**WORK REQUIRED**:
Produce nothing but an exact copy of the lines from the one containing "Give me the matplotlib source for this chart." through the one containing "plt.rcParams['mathtext.it'] = 'Liberation", and do not carry over pictures.

[START MATERIAL PROVIDED]

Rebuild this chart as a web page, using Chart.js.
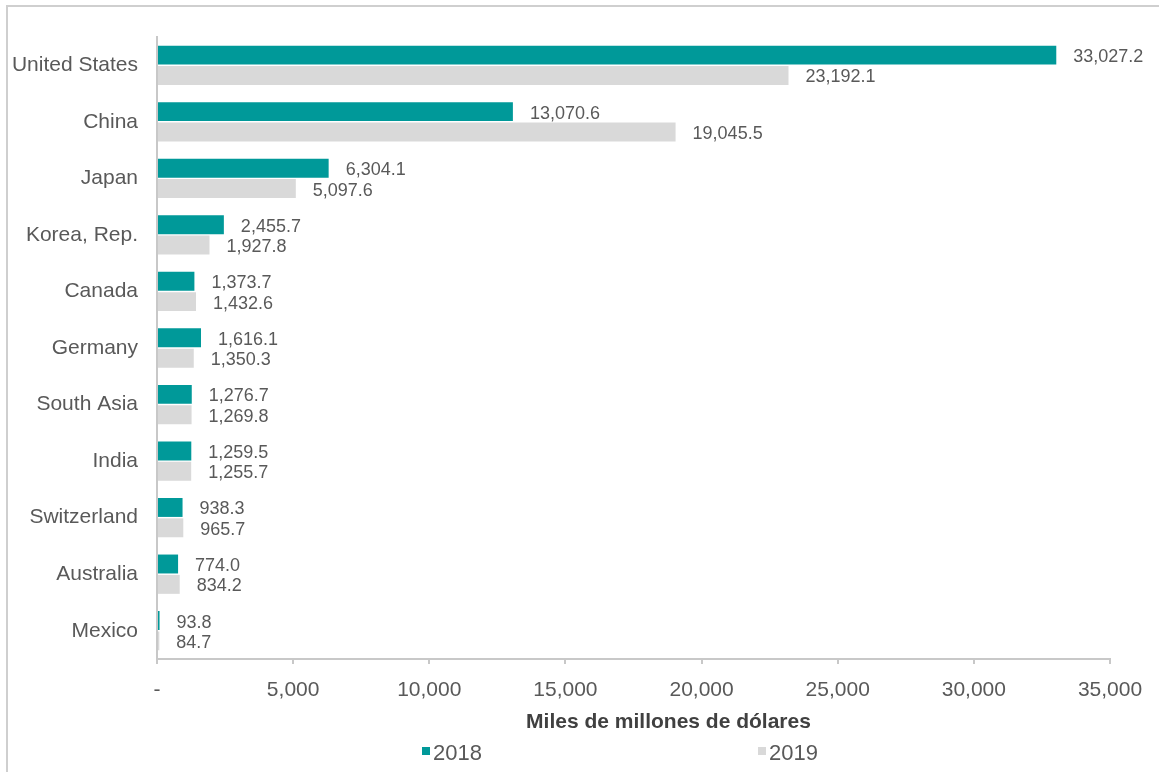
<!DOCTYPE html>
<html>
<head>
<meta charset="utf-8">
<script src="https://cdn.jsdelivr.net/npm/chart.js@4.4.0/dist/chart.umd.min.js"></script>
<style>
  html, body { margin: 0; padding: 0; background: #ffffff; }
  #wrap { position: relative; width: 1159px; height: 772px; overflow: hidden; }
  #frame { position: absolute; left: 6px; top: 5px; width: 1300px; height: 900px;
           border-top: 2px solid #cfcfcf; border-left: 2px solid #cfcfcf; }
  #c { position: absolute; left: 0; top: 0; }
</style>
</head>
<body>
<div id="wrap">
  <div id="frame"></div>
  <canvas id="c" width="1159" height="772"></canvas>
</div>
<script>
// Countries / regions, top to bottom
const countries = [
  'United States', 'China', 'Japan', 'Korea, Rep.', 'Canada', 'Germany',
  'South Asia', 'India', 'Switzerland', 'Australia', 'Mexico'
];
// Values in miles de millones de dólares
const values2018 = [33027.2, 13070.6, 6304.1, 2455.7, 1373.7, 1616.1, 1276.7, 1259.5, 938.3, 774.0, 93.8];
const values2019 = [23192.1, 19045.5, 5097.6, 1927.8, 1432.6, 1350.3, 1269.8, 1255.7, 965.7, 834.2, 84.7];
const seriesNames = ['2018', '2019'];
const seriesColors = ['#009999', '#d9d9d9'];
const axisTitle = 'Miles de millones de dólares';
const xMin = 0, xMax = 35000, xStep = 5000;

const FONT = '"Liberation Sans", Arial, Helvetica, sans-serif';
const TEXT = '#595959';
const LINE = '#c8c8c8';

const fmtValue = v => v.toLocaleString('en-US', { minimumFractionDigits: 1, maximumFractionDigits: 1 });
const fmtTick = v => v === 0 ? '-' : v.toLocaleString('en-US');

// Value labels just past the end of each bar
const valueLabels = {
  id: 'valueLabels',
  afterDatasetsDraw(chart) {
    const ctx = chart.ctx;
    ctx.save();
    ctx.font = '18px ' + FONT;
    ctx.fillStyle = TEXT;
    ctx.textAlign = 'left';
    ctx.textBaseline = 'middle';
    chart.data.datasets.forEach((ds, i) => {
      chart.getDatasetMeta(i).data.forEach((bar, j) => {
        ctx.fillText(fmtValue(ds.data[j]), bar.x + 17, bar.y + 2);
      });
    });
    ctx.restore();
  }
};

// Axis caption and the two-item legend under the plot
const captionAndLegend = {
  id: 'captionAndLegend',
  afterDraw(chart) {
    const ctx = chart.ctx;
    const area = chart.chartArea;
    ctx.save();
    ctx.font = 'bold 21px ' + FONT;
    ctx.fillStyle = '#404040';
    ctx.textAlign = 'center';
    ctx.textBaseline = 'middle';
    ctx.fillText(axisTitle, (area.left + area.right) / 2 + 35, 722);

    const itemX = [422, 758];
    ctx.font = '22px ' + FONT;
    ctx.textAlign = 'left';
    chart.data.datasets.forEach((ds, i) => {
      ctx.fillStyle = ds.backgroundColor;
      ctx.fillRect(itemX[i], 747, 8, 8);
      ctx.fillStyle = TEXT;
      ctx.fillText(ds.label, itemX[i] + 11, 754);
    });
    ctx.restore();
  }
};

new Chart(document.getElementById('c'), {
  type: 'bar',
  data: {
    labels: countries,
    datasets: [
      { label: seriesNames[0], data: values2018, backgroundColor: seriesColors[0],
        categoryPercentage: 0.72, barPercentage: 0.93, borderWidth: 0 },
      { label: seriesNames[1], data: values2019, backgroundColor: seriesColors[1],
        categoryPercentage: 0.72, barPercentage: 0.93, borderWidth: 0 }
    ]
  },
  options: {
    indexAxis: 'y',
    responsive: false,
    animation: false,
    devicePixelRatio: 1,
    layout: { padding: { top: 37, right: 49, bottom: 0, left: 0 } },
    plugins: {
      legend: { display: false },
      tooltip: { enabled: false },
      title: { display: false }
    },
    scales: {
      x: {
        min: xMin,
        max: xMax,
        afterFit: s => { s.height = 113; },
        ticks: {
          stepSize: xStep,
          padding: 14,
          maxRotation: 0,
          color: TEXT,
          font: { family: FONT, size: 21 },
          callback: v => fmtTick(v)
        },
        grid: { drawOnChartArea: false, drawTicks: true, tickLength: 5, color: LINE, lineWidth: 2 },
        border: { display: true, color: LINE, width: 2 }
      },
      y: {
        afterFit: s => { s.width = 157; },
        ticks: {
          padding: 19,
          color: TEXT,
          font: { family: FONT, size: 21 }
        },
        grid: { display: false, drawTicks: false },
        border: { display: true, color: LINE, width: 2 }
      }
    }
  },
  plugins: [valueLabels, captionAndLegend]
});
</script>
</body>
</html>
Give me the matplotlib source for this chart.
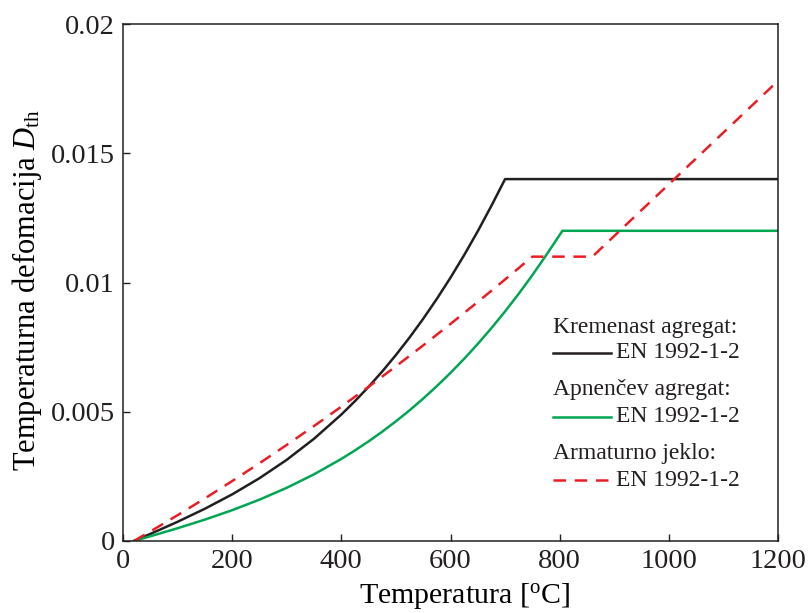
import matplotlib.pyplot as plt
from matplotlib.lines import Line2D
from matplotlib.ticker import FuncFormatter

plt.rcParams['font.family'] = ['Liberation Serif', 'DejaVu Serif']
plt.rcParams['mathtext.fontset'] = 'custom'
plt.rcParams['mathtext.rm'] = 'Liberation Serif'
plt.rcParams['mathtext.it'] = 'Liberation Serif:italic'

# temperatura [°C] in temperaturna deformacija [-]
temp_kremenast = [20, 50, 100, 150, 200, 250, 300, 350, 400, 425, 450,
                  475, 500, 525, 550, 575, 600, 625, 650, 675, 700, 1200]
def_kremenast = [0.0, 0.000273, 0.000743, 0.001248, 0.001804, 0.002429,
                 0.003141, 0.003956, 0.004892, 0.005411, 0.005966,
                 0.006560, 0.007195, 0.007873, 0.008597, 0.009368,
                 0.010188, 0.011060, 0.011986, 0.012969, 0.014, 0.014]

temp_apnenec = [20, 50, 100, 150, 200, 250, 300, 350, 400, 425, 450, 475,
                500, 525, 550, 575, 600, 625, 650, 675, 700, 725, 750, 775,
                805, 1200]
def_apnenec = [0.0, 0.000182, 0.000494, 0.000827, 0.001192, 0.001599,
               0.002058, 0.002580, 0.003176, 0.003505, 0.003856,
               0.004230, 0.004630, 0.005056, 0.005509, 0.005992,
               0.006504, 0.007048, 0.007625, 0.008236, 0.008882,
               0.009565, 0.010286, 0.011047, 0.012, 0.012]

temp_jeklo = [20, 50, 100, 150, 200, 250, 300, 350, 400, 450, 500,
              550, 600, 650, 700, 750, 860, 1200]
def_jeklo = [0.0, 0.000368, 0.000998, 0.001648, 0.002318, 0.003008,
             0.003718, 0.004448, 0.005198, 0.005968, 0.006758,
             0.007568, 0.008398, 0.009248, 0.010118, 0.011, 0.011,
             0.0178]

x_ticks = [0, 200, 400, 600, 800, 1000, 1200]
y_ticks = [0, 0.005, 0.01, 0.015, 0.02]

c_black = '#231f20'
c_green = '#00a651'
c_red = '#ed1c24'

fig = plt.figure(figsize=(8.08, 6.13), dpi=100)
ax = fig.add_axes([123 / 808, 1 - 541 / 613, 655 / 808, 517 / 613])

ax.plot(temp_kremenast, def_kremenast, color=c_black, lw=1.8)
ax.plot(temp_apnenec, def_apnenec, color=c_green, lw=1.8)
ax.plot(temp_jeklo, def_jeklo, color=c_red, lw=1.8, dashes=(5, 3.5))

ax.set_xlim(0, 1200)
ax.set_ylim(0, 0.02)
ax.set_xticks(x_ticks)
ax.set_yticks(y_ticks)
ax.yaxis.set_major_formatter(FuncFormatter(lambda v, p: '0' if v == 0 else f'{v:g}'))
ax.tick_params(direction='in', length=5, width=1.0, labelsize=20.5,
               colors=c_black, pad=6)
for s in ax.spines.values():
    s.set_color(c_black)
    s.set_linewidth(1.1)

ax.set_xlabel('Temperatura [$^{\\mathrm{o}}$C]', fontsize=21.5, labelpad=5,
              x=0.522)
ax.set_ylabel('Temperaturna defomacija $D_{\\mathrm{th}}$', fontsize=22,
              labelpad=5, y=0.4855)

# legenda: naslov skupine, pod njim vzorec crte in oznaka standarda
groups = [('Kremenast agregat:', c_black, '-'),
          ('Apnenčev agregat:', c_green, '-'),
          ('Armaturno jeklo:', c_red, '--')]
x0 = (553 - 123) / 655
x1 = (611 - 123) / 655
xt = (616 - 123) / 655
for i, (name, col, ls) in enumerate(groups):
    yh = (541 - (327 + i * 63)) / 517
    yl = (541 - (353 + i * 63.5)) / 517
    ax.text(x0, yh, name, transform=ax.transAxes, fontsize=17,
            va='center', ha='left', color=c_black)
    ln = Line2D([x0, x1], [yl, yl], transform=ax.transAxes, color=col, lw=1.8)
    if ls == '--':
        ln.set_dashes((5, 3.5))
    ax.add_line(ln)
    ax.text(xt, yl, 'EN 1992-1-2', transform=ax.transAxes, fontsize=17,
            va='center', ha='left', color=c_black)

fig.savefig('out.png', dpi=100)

[END MATERIAL PROVIDED]

**FINISHED TASK**:
Give me the matplotlib source for this chart.
import matplotlib.pyplot as plt
from matplotlib.lines import Line2D
from matplotlib.ticker import FuncFormatter

plt.rcParams['font.family'] = ['Liberation Serif', 'DejaVu Serif']
plt.rcParams['mathtext.fontset'] = 'custom'
plt.rcParams['mathtext.rm'] = 'Liberation Serif'
plt.rcParams['mathtext.it'] = 'Liberation Serif:italic'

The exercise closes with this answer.